The operators never admit to doing anything wrong. We had a site where our equipment was being blamed for killing their motors every few months. We changed the overload from the simple electronic model that could be reset by power cycling to a better unit that retained its thermal memory and was password protected. There were no more motor failures.
Having worked for soft starter manufacturer for 15 years and owning a panel shop/integrator specializing in the aggregate industry for 5, I have built, commissioned, trouble shot and repaired a lot of crusher control systems. Broken rotor bars, although rare, have almost always been caused by one of two things in my experience:
Voltage imbalance: Utility supplied plants (portable plants have local DGs so this isn’t as prevalent) is likely the cause if that is how your plant is fed. Could be caused by a lack of attention paid to load balancing from single phase loads, a bad transformer, even as mundane as a bad connection somewhere. The damaging effects of voltage imbalance are focused almost specifically on the rotor heating effects. The imbalance creates negative sequence current, which itself creates a counter rotating torque in the rotor that “fights” the normal torque. The result is extra heating in the rotor bars, even though the highest phase current may not even be above the pickup point of the thermal overload curve. So your simple style overload relay will NOT trip because the current is still “normal”, but your rotor over heats and that leads to separation at the rotor bar end ring junctions. A solid state overload relay with phase current imbalance protection will prevent that. Make sure it is phase CURRENT imbalance, not just phase VOLTAGE imbalance, because the current imbalance can be caused by more than just imbalanced voltage.
Excessive duty cycling: The operators NEVER abuse the equipment, just ask them, they’ll tell you so. But install something that monitors or prevents it, and it will either stop or you will get complaints about the new inability to “use it like we used to” that will uncover the truth. A common one I came across was on primary jaw crushers where after an unexpected power loss, the jaw would have rocks left in it that required the operator to get out of the cab, unhinge the jaw to let them drop out, then remove them from the under-jaw conveyor to the screen because they would damage the screen.
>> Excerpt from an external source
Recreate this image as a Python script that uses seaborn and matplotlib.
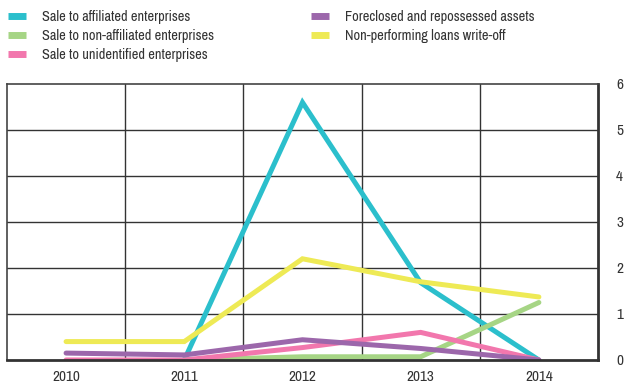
import numpy as np
import pandas as pd
import matplotlib
matplotlib.use("Agg")
import matplotlib.pyplot as plt
import seaborn as sns

years = ["2010", "2011", "2012", "2013", "2014"]
affiliated = [np.nan, 0.0, 5.6, 1.68, 0.0]
non_affiliated = [np.nan, 0.0, 0.07, 0.07, 1.25]
unidentified = [0.0, 0.0, 0.27, 0.6, 0.0]
foreclosed = [0.15, 0.11, 0.44, 0.25, 0.0]
write_off = [0.4, 0.4, 2.2, 1.7, 1.37]

series = {
    "Sale to affiliated enterprises": affiliated,
    "Sale to non-affiliated enterprises": non_affiliated,
    "Sale to unidentified enterprises": unidentified,
    "Foreclosed and repossessed assets": foreclosed,
    "Non-performing loans write-off": write_off,
}
colors = ["#2bbfcc", "#a6d585", "#f277ad", "#9c67ab", "#eeea55"]

rows = []
for name, vals in series.items():
    for i, v in enumerate(vals):
        rows.append({"x": i, "value": v, "series": name})
df = pd.DataFrame(rows)

sns.set_style("white")
plt.rcParams["font.family"] = ["Archivo Narrow", "Barlow Condensed", "DejaVu Sans"]

fig = plt.figure(figsize=(6.28, 3.86), dpi=100)
ax = fig.add_axes([0.0111, 0.0674, 0.9411, 0.715])

sns.lineplot(data=df, x="x", y="value", hue="series", palette=colors,
             linewidth=3.6, ax=ax, legend=False, solid_joinstyle="miter")

ax.set_xlim(-0.5, 4.5)
ax.set_ylim(0, 6)
ax.set_xticks(range(len(years)))
ax.set_xticklabels(years)
ax.set_yticks(range(7))
ax.yaxis.tick_right()
ax.tick_params(axis="both", length=0, labelsize=11, colors="#333333")
ax.tick_params(axis="y", pad=13)
ax.tick_params(axis="x", pad=7)
ax.set_xlabel("")
ax.set_ylabel("")

for xg in [0.5, 1.5, 2.5, 3.5]:
    ax.axvline(xg, color="#333333", lw=1.0, zorder=0)
for yg in range(1, 6):
    ax.axhline(yg, color="#333333", lw=1.0, zorder=0)

for side in ["left", "top"]:
    ax.spines[side].set_color("#444444")
    ax.spines[side].set_linewidth(1.2)
for side in ["right", "bottom"]:
    ax.spines[side].set_color("#333333")
    ax.spines[side].set_linewidth(2.0)

handles = [plt.Line2D([], [], color=c, lw=5, solid_capstyle="butt") for c in colors]
fig.legend(handles, list(series.keys()), loc="upper left",
           bbox_to_anchor=(0.006, 0.986), ncol=2, frameon=False,
           borderaxespad=0.0, borderpad=0.3,
           fontsize=10.3, handlelength=1.25, handletextpad=1.1,
           columnspacing=6.8, labelspacing=0.37, labelcolor="#333333")

fig.savefig("out.png", dpi=100)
But rather than do all that work, they will “jog” the crusher motor forward to where it stops (locked rotor), then release it and let the belt pressure rock it back to the opposite apex, then repeat until the rocks in the jaw crack and fall through. The motor of course is not only exceeding the rotor thermal limits from the excessive starts, it is doing so AT LOCKED ROTOR, the worst possible way. I’m not saying that’s exactly what is happening here, just that this sort of abuse is NEVER admitted to up front. Again, a high end solid state overload relay that has features like “minimum time between starts” and “maximum starts per hour” protection will prevent this kind of abuse and often expose it because either the motor damage stops, or someone complains about the new features “interfering with production”, at which time you have found the culprit.
Side issue; on two occasions I have discovered broken rotor bars in advance of disabling motor damage because soft starters tend to drag out the effects long enough to hear them (you can see it in a current waveform spectrum analysis by the way, there are several white papers on this available on the Internet), whereas across-the-line starting tends to happen so fast that normal machine noise drowns it out. In both cases the owners did not believe me (or did not want to deal with it) and kept running. The eventual result was winding failure shortly thereafter. I mention this because it’s entirely likely that the broken rotor bar preceded the winding failure, you just didn’t know it had happened.